Sept. 7 (Bloomberg) -- Argentina will boost payments to poor families with children by 23 percent as part of a program President Cristina Fernandez de Kirchner said is one of her biggest achievements ahead of elections in October.
Fernandez said today that the government will spend 11.8 billion pesos ($2.8 billion) on such aid this year after including an increase in the monthly stipend to 270 pesos per child or pregnant mother from 220 pesos. Funding comes from money seized by the government in its 2008 takeover of the $24 billion pension fund industry.

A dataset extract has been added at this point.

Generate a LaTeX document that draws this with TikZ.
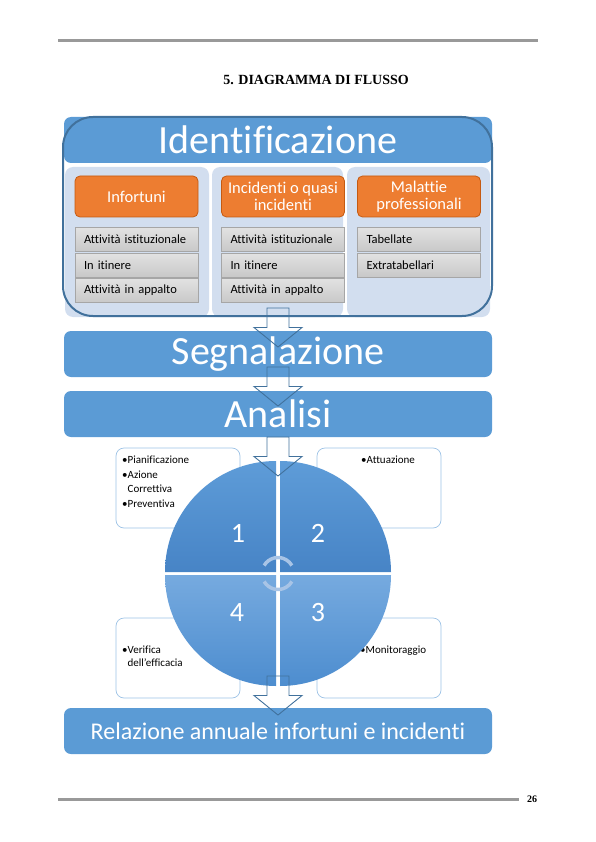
\documentclass[tikz,border=0pt]{standalone}
\usepackage{fontspec}
\setmainfont{Carlito}[Ligatures=NoCommon]
\newfontfamily\timesfont{Liberation Serif}
\usetikzlibrary{calc}

\definecolor{bannerblue}{HTML}{5B9BD5}
\definecolor{frameblue}{HTML}{41719C}
\definecolor{panelblue}{HTML}{D2DEEF}
\definecolor{orangefill}{HTML}{ED7D31}
\definecolor{orangeline}{HTML}{C55A11}
\definecolor{rowtop}{HTML}{E2E2E2}
\definecolor{rowbottom}{HTML}{C8C8C8}
\definecolor{rowline}{HTML}{A6A6A6}
\definecolor{noteline}{HTML}{9DC3E6}
\definecolor{cyclecol}{HTML}{A8C4E6}
\definecolor{rulegray}{HTML}{999999}

\tikzset{
    banner/.style={fill=bannerblue, rounded corners=7pt, minimum width=428pt,
        minimum height=46pt, inner sep=0pt, text=white,
        font=\fontsize{40}{44}\selectfont},
    idframe/.style={draw=frameblue, line width=2pt, rounded corners=30pt,
        minimum width=429pt, minimum height=199pt},
    panel/.style={fill=panelblue, rounded corners=8pt},
    orangebox/.style={draw=orangeline, fill=orangefill, line width=0.8pt,
        rounded corners=5pt, minimum width=123pt, minimum height=41pt,
        inner sep=0pt, text=white, align=center,
        font=\fontsize{16.5}{17.5}\selectfont},
    rowbox/.style={draw=rowline, line width=0.5pt, top color=rowtop,
        bottom color=rowbottom, minimum width=123pt, minimum height=24pt,
        inner sep=0pt, text width=105pt, align=left,
        font=\fontsize{12.5}{14}\selectfont},
    notebox/.style={draw=noteline, fill=white, line width=0.7pt,
        rounded corners=8pt, minimum width=124pt, minimum height=80pt},
    notetext/.style={anchor=base west, align=left, inner sep=0pt,
        font=\fontsize{11}{14.5}\selectfont},
    quadnum/.style={text=white, font=\fontsize{28}{30}\selectfont},
    hollowarrow/.style={draw=frameblue, line width=0.9pt, line join=miter},
    cyclearc/.style={draw=cyclecol, line width=3.5pt},
    pagerule/.style={draw=rulegray, line width=3pt},
}

\begin{document}
\begin{tikzpicture}[x=1pt,y=1pt]
    \useasboundingbox (0,0) rectangle (596,-842);

    % page head and title
    \draw[pagerule] (58,-41) -- (538,-41);
    \node[font=\timesfont\bfseries\fontsize{14}{16}\selectfont] (title)
        at (316,-79.5) {5. DIAGRAMMA DI FLUSSO};

    % identificazione
    \node[banner] (ident) at (278,-140) {Identificazione};
    \fill[panel] (65,-167) rectangle (209,-317);
    \fill[panel] (212,-167) rectangle (343,-317);
    \fill[panel] (347,-167) rectangle (490,-317);
    \node[idframe] (frame) at (277.5,-216.5) {};

    \node[orangebox] (inf) at (136.5,-196.5) {Infortuni};
    \node[orangebox] (inc) at (283,-196.5) {Incidenti o quasi\\incidenti};
    \node[orangebox] (mal) at (419,-196.5) {Malattie\\professionali};

    \foreach \cx/\col in {136.5/inf,283/inc}{
        \foreach \txt [count=\i] in {Attività istituzionale,In itinere,Attività in appalto}{
            \node[rowbox] (\col-\i) at (\cx,{-239.5-25.5*(\i-1)}) {\txt};
        }
    }
    \foreach \txt [count=\i] in {Tabellate,Extratabellari}{
        \node[rowbox] (mal-\i) at (419,{-239.5-25.5*(\i-1)}) {\txt};
    }

    % segnalazione, analisi
    \node[banner] (segn) at (278,-354) {Segnalazione};
    \node[banner] (anal) at (278,-414) {Analisi};

    % cycle
    \node[notebox] (plan) at (178,-488) {};
    \node[notebox] (attu) at (379,-488) {};
    \node[notebox] (veri) at (178,-658) {};
    \node[notebox] (moni) at (379,-658) {};

    % base of a multi-line note = its last line
    \node[notetext] (plan-t) at (122,-507)
        {•Pianificazione\\•Azione\\\phantom{•}Correttiva\\•Preventiva};
    \node[notetext] (attu-t) at (361,-463) {•Attuazione};
    \node[notetext,font=\fontsize{11}{13}\selectfont] (veri-t) at (122,-666)
        {•Verifica\\\phantom{•}dell’efficacia};
    \node[notetext] (moni-t) at (360,-653) {•Monitoraggio};

    \coordinate (cyc) at (278,-573.5);
    \foreach \dx/\dy/\a/\tc/\bc in {-2/1.5/90/5E9CD8/4784C6,2/1.5/0/5E9CD8/4784C6,
            -2/-1.5/180/76AADF/4D8DCF,2/-1.5/270/76AADF/4D8DCF}{
        \definecolor{qtop}{HTML}{\tc}
        \definecolor{qbot}{HTML}{\bc}
        \shade[top color=qtop,bottom color=qbot] ($(cyc)+(\dx,\dy)$)
            -- ++(\a:111) arc[start angle=\a,delta angle=90,radius=111] -- cycle;
    }

    \node[quadnum] (q1) at (238,-533.5) {1};
    \node[quadnum] (q2) at (318,-533.5) {2};
    \node[quadnum] (q3) at (318,-613) {3};
    \node[quadnum] (q4) at (237,-613) {4};

    \draw[cyclearc] ($(cyc)+(150:16)$) arc[start angle=150,end angle=30,radius=16];
    \draw[cyclearc] ($(cyc)+(210:16)$) arc[start angle=210,end angle=330,radius=16];

    % relazione
    \node[banner,font=\fontsize{24}{28}\selectfont] (rel) at (278,-731)
        {Relazione annuale infortuni e incidenti};

    % arrows
    \foreach \t in {308,367,437,676}{
        \draw[hollowarrow] (267,-\t) -- (289,-\t) -- (289,{-\t-19.5})
            -- (302,{-\t-19.5}) -- (278,{-\t-39}) -- (254,{-\t-19.5})
            -- (267,{-\t-19.5}) -- cycle;
    }

    % page foot
    \draw[pagerule] (58,-799) -- (519,-799);
    \node[font=\timesfont\bfseries\fontsize{10}{12}\selectfont] (pagenum)
        at (532,-799) {26};
\end{tikzpicture}
\end{document}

“We were able to implement this measure thanks to the recovery of the administration of the workers’ resources,” Fernandez said at the presidential palace in Buenos Aires. “This measure had an impressive effect in our society.”
Fernandez, who is leading polls ahead of the Oct. 23 elections, has tapped funds from the pension takeover to subsidize consumer loans, finance small and medium-sized companies and expand social programs, including one that gives laptop computers to school children. As of May, the investment fund that uses the pension industry assets climbed 30 percent from a year earlier to 189 billion pesos, according to the social security agency’s website.
The increase in Argentina’s Universal Child Allowance program, which benefits 3.6 million children and pregnant mothers, is in line with estimates of annual inflation by analysts including former deputy Economy Minister Orlando Ferreres. The government said prices rose 9.7 percent in July and has fined economists who dispute that estimate.
Fernandez, 58, is seeking to maintain a nine-year expansion of South America’s second-biggest economy. Gross domestic product will climb 6.6 percent this year after expanding 9.1 percent in 2010, according to the median estimate of six economists surveyed by Bloomberg.